In the figure above, the rectangle represents a magnet, and the lines are magnetic field lines, which show the direction of the magnetic force. The red lines represent the north direction, while the blue lines represent the south direction. This illustration helps us understand that the magnetic field lines emerge from the north pole of the magnet and enter the south pole.

Magnetic pole

Magnets have two poles: north (N) and south (S). These poles are the areas where the magnetic force is the strongest. When you bring two magnets close to each other:

  • Like poles (NN or SS) repel each other.
  • Opposite poles (NS) attract each other.

The behaviour of magnetic poles is an essential aspect of magnetism. Understanding this helps us in various applications such as a compass, where the needle aligns itself with the Earth's magnetic field.

Earth's magnetism

The Earth itself acts like a giant magnet. Its magnetic field extends all the way around the planet. That's why a compass works - it aligns with the Earth's magnetic field. The Earth's magnetic poles are not the same as its geographic poles, which is why a compass points to magnetic north rather than true north.

Electromagnetism

Electromagnetism is the interaction between electricity and magnetism. It involves how a magnetic field is produced by a moving electric charge and how a magnetic field can induce an electric current in a conductor.

Oersted's experiment

The connection between electricity and magnetism was discovered by Hans Christian Oersted in 1820. He observed that the needle of a magnetic compass deflected when an electric current flowed through a nearby wire. This discovery showed that electric currents produce magnetic fields.

Wire Magnetic Field

In the figure you can see that an electric current carrying wire produces a circular magnetic field around itself. This idea forms the basis of electromagnetism.

Electromagnetic induction

Electromagnetic induction refers to the process of producing electric current from a changing magnetic field.
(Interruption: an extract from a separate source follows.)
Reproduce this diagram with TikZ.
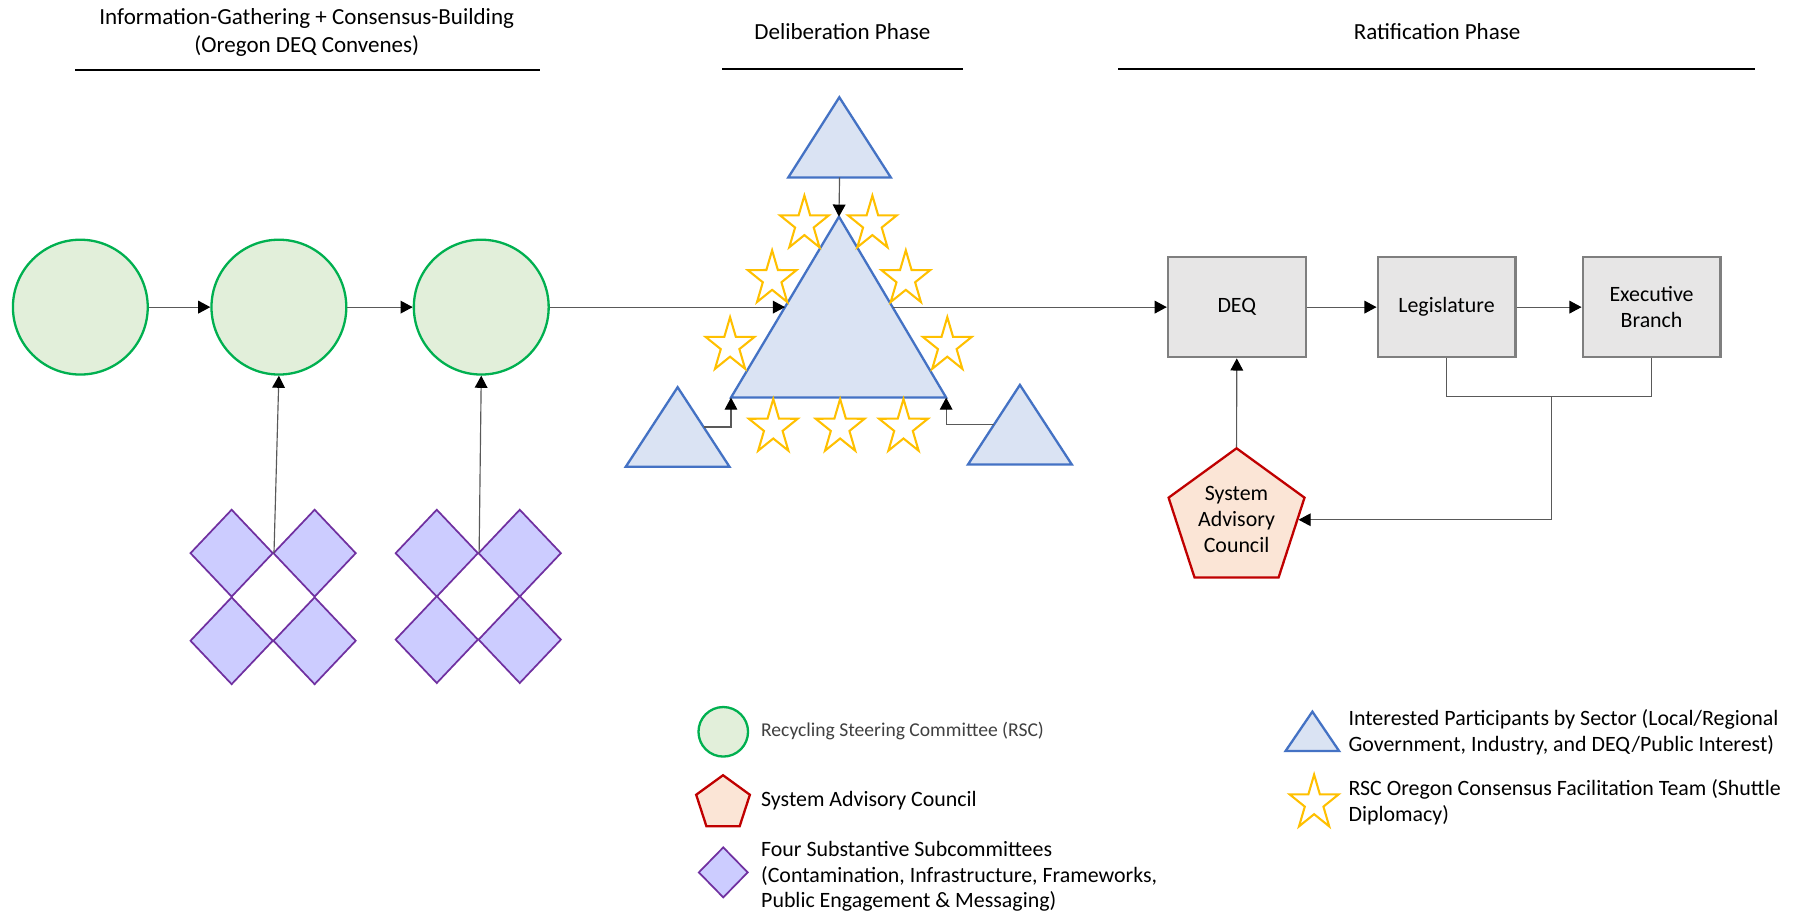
\documentclass[tikz,border=0pt]{standalone}
\usepackage{fontspec}
\setmainfont{Carlito}
\usetikzlibrary{shapes.geometric,arrows.meta,calc}
\definecolor{rscfill}{HTML}{E2EFDA}
\definecolor{rscline}{HTML}{00B050}
\definecolor{trifill}{HTML}{DAE3F3}
\definecolor{triline}{HTML}{4472C4}
\definecolor{starline}{HTML}{FFC000}
\definecolor{dmdfill}{HTML}{CCCCFF}
\definecolor{dmdline}{HTML}{7030A0}
\definecolor{sacfill}{HTML}{FBE5D6}
\definecolor{sacline}{HTML}{C00000}
\definecolor{boxfill}{HTML}{E7E6E6}
\definecolor{boxline}{HTML}{7F7F7F}
\definecolor{connclr}{HTML}{595959}
\tikzset{
 rsc/.style={circle, draw=rscline, fill=rscfill, line width=2pt, minimum size=117pt, inner sep=0pt},
 legrscstyle/.style={circle, draw=rscline, fill=rscfill, line width=2pt, minimum size=43pt, inner sep=0pt},
 sub/.style={diamond, draw=dmdline, fill=dmdfill, line width=1.5pt, minimum width=72pt, minimum height=76pt, inner sep=0pt},
 legsubstyle/.style={diamond, draw=dmdline, fill=dmdfill, line width=1.5pt, minimum width=43pt, minimum height=44pt, inner sep=0pt},
 tri/.style={draw=triline, fill=trifill, line width=2pt},
 box/.style={rectangle, draw=boxline, fill=boxfill, line width=2pt, minimum width=119.5pt, minimum height=87pt, inner sep=2pt, align=center, font=\fontsize{19}{22.5}\selectfont},
 sac/.style={regular polygon, regular polygon sides=5, draw=sacline, fill=sacfill, line width=2pt, minimum size=124pt, inner sep=0pt, align=center, font=\fontsize{19}{22.5}\selectfont},
 legsacstyle/.style={regular polygon, regular polygon sides=5, draw=sacline, fill=sacfill, line width=2pt, minimum size=49pt, inner sep=0pt},
 conn/.style={draw=connclr, line width=1pt, -{Triangle[length=10.5pt,width=11pt,color=black]}},
 plain/.style={draw=connclr, line width=1pt},
 rule/.style={draw=black, line width=2pt},
 head/.style={font=\fontsize{20}{24.6}\selectfont, align=center, inner sep=0pt},
 legtext/.style={font=\fontsize{19}{22}\selectfont, align=left, anchor=west, inner sep=0pt},
 pics/ystar/.style={code={
   \draw[draw=starline, line width=1.8pt]
   (-90:22.3 and 24.8) -- (-54:8.5 and 9.5) -- (-18:22.3 and 24.8) -- (18:8.5 and 9.5) --
   (54:22.3 and 24.8) -- (90:8.5 and 9.5) -- (126:22.3 and 24.8) -- (162:8.5 and 9.5) --
   (198:22.3 and 24.8) -- (234:8.5 and 9.5) -- cycle;
 }}
}
\begin{document}
\begin{tikzpicture}[x=1pt,y=-1pt]
\useasboundingbox (0,0) rectangle (1568,795);
\fill[white] (0,0) rectangle (1568,795);

% headings
\node[head] (h1) at (266.2,28.2) {Information-Gathering + Consensus-Building\\(Oregon DEQ Convenes)};
\node[head] (h2) at (731,27) {Deliberation Phase};
\node[head] (h3) at (1247,27) {Ratification Phase};
\draw[rule] (65.4,60.7) -- (468.2,60.7);
\draw[rule] (626.5,60) -- (835.6,60);
\draw[rule] (970.5,60) -- (1523,60);

% RSC circles
\node[rsc] (c1) at (69.7,266.5) {};
\node[rsc] (c2) at (242,266.5) {};
\node[rsc] (c3) at (417.6,266.5) {};
\draw[conn] (c1) -- (c2);
\draw[conn] (c2) -- (c3);

% subcommittee diamonds
\node[sub] (d1a) at (201,480) {};
\node[sub] (d1b) at (273,480) {};
\node[sub] (d1c) at (201,556) {};
\node[sub] (d1d) at (273,556) {};
\node[sub] (d2a) at (379,480) {};
\node[sub] (d2b) at (451,480) {};
\node[sub] (d2c) at (379,555) {};
\node[sub] (d2d) at (451,555) {};
\draw[conn] (d1a.east) -- (c2.south);
\draw[conn] (d2a.east) -- (c3.south);

% triangles
\coordinate (tA) at (728.3,84.4); \coordinate (tL) at (684,154); \coordinate (tR) at (773,154);
\coordinate (bA) at (728,188); \coordinate (bL) at (634.3,345); \coordinate (bR) at (821,345);
\coordinate (lA) at (588,336); \coordinate (lL) at (543,405); \coordinate (lR) at (633,405);
\coordinate (rA) at (885,334); \coordinate (rL) at (840,403); \coordinate (rR) at (930,403);
\draw[tri] (tA) -- (tL) -- (tR) -- cycle;
\draw[tri] (bA) -- (bL) -- (bR) -- cycle;
\draw[tri] (lA) -- (lL) -- (lR) -- cycle;
\draw[tri] (rA) -- (rL) -- (rR) -- cycle;
\coordinate (tBase) at ($(tL)!0.5!(tR)$);
\coordinate (bigL) at ($(bA)!0.5!(bL)$);
\coordinate (bigR) at ($(bA)!0.5!(bR)$);
\coordinate (lOut) at ($(lA)!0.5!(lR)$);
\coordinate (rOut) at ($(rA)!0.5!(rL)$);
\draw[conn] (tBase) -- (bA);
\draw[conn] (lOut) -| (bL);
\draw[conn] (rOut) -| (bR);
\draw[conn] (c3.east) -- (bigL);

% stars
\pic at (698,194.5) {ystar};
\pic at (757,194.5) {ystar};
\pic at (670,242) {ystar};
\pic at (786,242) {ystar};
\pic at (633.5,300) {ystar};
\pic at (822,300) {ystar};
\pic at (671,371) {ystar};
\pic at (729,371) {ystar};
\pic at (784,371) {ystar};

% ratification boxes
\node[box] (deq) at (1073.2,266.5) {DEQ};
\node[box] (leg) at (1255.2,266.5) {Legislature};
\node[box] (exec) at (1433.1,266.5) {Executive\\Branch};
\node[sac] (sac) at (1073,451) {System\\Advisory\\Council};
\draw[conn] (bigR) -- (deq.west);
\draw[conn] (deq.east) -- (leg.west);
\draw[conn] (leg.east) -- (exec.west);
\draw[conn] (sac.north) -- (deq.south);
\coordinate (fbj) at (1346,344.2);
\draw[plain] (leg.south) |- (fbj) -| (exec.south);
\draw[conn] (fbj) |- (sac.east);

% legend
\node[legrscstyle] (legrsc) at (627.6,635) {};
\node[legtext, text=black!75] (legrsct) at (660.3,634) {\fontsize{17}{20}\selectfont Recycling Steering Committee (RSC)};
\node[legsacstyle] (legsac) at (627.4,697.2) {};
\node[legtext] (legsact) at (660.3,695) {System Advisory Council};
\node[legsubstyle] (legsub) at (627.6,757) {};
\node[legtext] (legsubt) at (660.3,760.5) {Four Substantive Subcommittees\\(Contamination, Infrastructure, Frameworks,\\Public Engagement \& Messaging)};
\draw[tri] (1138.8,617.5) -- (1115.5,651.7) -- (1162,651.7) -- cycle;
\node[legtext] (legtrit) at (1170,635.3) {Interested Participants by Sector (Local/Regional\\Government, Industry, and DEQ/Public Interest)};
\pic at (1140.3,697) {ystar};
\node[legtext] (legstart) at (1170,696) {RSC Oregon Consensus Facilitation Team (Shuttle\\Diplomacy)};
\end{tikzpicture}
\end{document}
This principle was discovered by Michael Faraday in 1831. Faraday's experiments demonstrated that electric current can be induced in a wire when it is passed through a magnetic field or when the magnetic field around it changes.

Faraday's law of electromagnetic induction states:

The induced electromotive force (emf) in any closed circuit is equal to the negative of the time rate of change of the magnetic flux through the circuit.

Mathematically it is expressed as:

emf = -dΦ/dt

Where:

  • emf is the electromotive force in volts.
  • Φ is the magnetic flux in webers.
  • dt is the change in time in seconds.

Applications of magnetism and electromagnetism

Magnetism and electromagnetism have many applications in everyday life and technology:

Electrical motors

Electric motors convert electrical energy into mechanical energy. They work on the principles of electromagnetism, where a force is exerted on a current-carrying coil in a magnetic field.

Generator

Generators operate on electromagnetic induction to convert mechanical energy into electrical energy. When a coil of wire is rotated in a magnetic field, an electric current is induced in the wire.

Transformers

Transformers use electromagnetic induction to increase or decrease the voltage of alternating current (AC) electricity. They consist of two coils (primary and secondary) wrapped around a magnetic core. When AC flows in the primary coil, it induces a voltage in the secondary coil.

Conclusion

Understanding magnetism and electromagnetism is important for understanding how many modern devices and technologies work. These concepts highlight the complex relationships between electric and magnetic fields, which we use for a variety of applications that improve our quality of life.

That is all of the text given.